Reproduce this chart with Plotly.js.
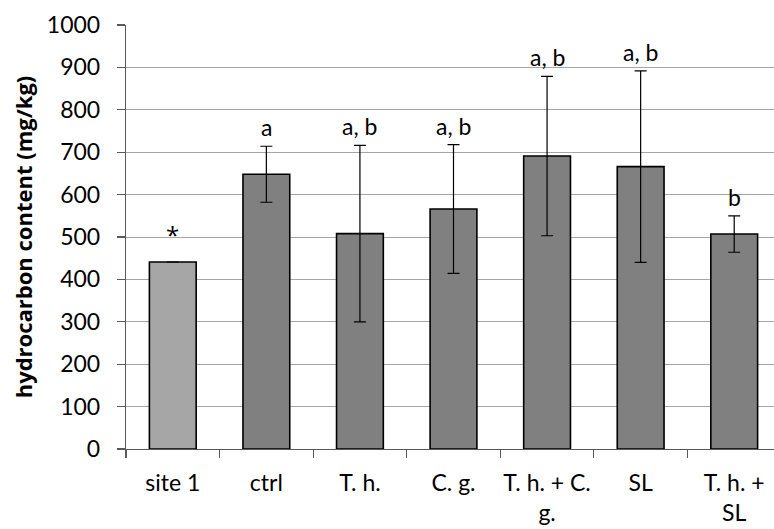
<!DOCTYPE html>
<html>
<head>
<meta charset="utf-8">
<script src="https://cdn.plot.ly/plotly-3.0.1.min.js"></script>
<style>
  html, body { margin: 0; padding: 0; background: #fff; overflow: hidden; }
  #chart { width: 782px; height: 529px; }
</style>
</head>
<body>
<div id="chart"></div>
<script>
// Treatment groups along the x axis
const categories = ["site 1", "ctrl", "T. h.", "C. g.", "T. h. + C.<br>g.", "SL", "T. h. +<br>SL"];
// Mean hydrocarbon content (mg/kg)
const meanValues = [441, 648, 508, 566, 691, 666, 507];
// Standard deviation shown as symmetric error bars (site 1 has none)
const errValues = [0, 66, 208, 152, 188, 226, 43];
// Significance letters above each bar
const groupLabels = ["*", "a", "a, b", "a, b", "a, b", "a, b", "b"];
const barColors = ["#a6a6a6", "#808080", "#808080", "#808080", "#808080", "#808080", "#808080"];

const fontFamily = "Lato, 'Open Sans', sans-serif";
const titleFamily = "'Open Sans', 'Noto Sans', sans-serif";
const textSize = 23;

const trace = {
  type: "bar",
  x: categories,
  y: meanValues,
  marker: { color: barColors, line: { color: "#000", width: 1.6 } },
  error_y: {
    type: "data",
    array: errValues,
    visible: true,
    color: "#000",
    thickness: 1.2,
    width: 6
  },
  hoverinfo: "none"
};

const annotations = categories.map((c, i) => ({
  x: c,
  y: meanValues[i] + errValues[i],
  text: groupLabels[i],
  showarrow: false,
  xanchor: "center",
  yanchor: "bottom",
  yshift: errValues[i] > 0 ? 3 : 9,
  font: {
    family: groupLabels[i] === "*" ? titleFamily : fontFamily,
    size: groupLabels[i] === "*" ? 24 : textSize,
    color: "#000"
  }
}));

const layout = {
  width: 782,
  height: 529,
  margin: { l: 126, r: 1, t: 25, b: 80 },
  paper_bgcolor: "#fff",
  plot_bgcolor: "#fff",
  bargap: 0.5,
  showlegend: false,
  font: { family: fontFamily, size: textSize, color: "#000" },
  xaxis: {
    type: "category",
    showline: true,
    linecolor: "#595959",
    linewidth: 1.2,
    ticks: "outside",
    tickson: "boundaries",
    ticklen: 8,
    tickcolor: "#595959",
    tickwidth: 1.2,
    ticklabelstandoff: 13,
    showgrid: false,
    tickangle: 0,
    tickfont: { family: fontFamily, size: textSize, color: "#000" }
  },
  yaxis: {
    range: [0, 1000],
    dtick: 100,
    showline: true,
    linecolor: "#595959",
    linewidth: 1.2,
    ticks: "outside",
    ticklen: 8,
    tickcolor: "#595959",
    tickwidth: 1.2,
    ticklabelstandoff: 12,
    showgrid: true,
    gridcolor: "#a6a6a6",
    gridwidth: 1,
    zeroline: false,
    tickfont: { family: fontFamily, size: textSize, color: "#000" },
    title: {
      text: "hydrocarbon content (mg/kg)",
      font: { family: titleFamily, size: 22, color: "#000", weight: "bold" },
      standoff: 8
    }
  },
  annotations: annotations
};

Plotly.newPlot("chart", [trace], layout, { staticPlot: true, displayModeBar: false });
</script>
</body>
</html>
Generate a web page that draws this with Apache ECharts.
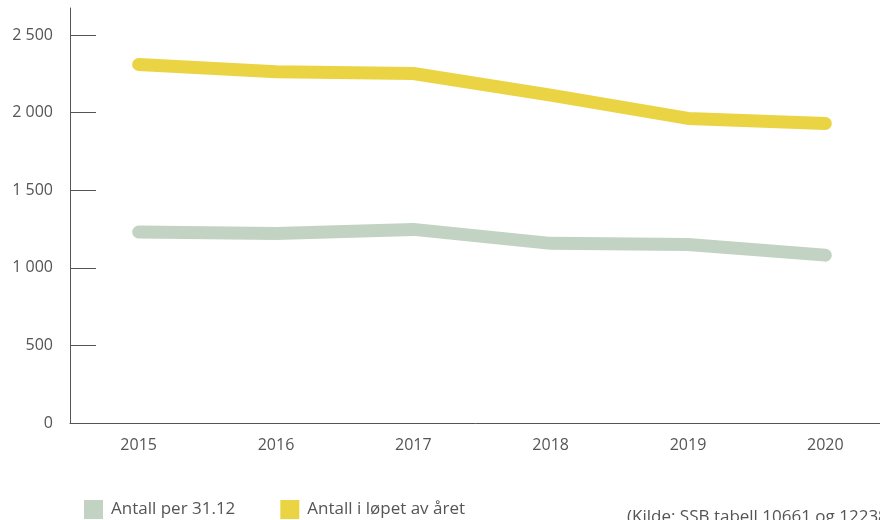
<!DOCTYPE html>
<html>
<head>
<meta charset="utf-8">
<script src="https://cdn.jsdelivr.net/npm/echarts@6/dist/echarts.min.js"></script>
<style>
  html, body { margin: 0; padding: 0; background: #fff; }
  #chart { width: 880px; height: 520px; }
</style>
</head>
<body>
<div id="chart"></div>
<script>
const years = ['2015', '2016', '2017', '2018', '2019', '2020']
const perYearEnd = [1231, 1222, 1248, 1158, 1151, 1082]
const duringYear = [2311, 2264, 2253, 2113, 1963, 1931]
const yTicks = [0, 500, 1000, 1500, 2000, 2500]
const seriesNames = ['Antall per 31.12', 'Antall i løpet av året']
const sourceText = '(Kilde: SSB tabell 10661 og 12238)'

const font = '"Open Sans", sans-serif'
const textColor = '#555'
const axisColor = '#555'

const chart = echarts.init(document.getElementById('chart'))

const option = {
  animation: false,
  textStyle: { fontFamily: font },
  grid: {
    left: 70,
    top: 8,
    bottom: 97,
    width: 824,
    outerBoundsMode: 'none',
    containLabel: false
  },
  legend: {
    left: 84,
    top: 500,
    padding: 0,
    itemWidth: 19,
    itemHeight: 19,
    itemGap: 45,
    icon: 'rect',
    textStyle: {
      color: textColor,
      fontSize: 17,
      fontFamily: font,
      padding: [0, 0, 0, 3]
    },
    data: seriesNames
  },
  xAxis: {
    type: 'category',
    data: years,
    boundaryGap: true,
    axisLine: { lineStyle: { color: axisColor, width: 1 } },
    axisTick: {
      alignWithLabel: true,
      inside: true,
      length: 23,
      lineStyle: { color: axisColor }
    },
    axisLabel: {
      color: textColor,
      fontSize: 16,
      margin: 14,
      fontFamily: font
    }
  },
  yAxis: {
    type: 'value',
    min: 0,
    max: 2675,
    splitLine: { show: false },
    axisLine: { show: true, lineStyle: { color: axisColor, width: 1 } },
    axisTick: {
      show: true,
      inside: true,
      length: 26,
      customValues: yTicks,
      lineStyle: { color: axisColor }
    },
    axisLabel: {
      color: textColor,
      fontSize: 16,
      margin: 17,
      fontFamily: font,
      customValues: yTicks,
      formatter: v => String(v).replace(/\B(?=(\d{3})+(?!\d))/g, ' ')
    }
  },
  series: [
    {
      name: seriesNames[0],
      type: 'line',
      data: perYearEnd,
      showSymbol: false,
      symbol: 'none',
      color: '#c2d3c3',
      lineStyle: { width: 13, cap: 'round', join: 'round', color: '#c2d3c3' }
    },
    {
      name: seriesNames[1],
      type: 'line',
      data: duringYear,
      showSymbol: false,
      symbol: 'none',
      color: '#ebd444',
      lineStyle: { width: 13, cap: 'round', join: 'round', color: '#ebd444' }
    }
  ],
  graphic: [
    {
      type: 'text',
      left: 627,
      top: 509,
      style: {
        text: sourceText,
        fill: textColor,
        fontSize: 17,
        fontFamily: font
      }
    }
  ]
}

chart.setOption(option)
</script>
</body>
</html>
☆ ☆ ☆ ☆
◆ Stated problem: Look above for the line with "Generate a web" and copy exactly from it through the line with "const chart = echarts.init(document.getElementById('chart'))", both included. Omit the pictures.

◆ Output below:
Generate a web page that draws this with Apache ECharts.
<!DOCTYPE html>
<html>
<head>
<meta charset="utf-8">
<script src="https://cdn.jsdelivr.net/npm/echarts@6/dist/echarts.min.js"></script>
<style>
  html, body { margin: 0; padding: 0; background: #fff; }
  #chart { width: 880px; height: 520px; }
</style>
</head>
<body>
<div id="chart"></div>
<script>
const years = ['2015', '2016', '2017', '2018', '2019', '2020']
const perYearEnd = [1231, 1222, 1248, 1158, 1151, 1082]
const duringYear = [2311, 2264, 2253, 2113, 1963, 1931]
const yTicks = [0, 500, 1000, 1500, 2000, 2500]
const seriesNames = ['Antall per 31.12', 'Antall i løpet av året']
const sourceText = '(Kilde: SSB tabell 10661 og 12238)'

const font = '"Open Sans", sans-serif'
const textColor = '#555'
const axisColor = '#555'

const chart = echarts.init(document.getElementById('chart'))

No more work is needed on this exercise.